Member of the Grand National Assembly
- In office 2007–2015
- Constituency: Batman (2007, 2011)

Personal details
- Born: Ayla Akat Ata February 16, 1976 (age 50) Diyarbakır, Turkey
- Children: 1
- Education: Dicle University

= Ayla Akat Ata =

Kurdish politician of the Peace and Democracy Party (BDP) in Batman, Turkey

Ayla Akat Ata (born 16 February 1976) is a Kurdish lawyer and former member of the Grand National Assembly of Turkey of the Peace and Democracy Party (BDP). She is a women's rights activist and the co-founder of the Free Women's Congress (KJA). Besides she was also involved in the negotiations between the Kurdistan Workers' Party (PKK) and the Turkish Government in 2013.

==Early life and education==
Ayla Akat Ata was born in Diyarbakır in 1976. Since graduating from the Faculty of Law at Dicle University in Diyarbakır, she has been working as a lawyer. She is a member of the Turkish Human Rights Association (İHD), and a co-founder of the Free Women's Congress (KJA), which is organized through an assembly of 501 members.

== Political career ==
In July 2007, she stood as an independent candidate in the Turkish parliamentary elections and entered the Turkish Parliament, joining the Democratic Society Party (DTP).

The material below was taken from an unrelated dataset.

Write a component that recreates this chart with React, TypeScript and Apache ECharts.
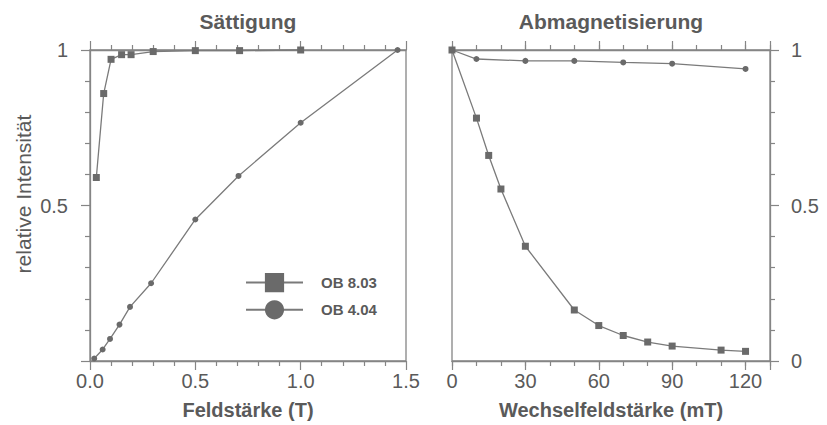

After the DTP was banned on 11 December 2009, she joined the Peace and Democracy Party (BDP).

She was re-elected in the 12 June 2011 general election. In January 2013 she was involved in the peace process between the Kurdistan Workers' Party (PKK) and the Turkish Government and met with Abdullah Öcalan in İmralı prison together with Ahmet Türk. In 2015, she unsuccessfully demanded the abolition of the article 299 of the Turkish Penal Code, which criminalizes insulting the Turkish president.

=== Legal prosecution ===
In September 2007, she and Aysel Tuğluk were charged with “conducting propaganda for an outlawed organization” and “aiding and abetting a terrorist organization.” On the 26 October 2016, she was detained and later arrested while attending a protest against the dismissal of the Co-Mayors Gültan Kışanak and Fırat Anlı and accused of "managing a terrorist organization" also due to her activities in the Democratic Society Congress (DTK). She was released on the 4 May 2017. She was re-arrested in February 2018 for a speech she gave in relation of Kamber Moroç who had died as Turkish soldiers opened fire on a bus. In this case she was released in May 2018. In September 2020, she was detained with other 82 politicians over accusations that she supported the Kobanî protests in 2014, which were in support of the Kurdish population besieged in Kobanî by the Islamic State of Iraq and the Levant (ISIL).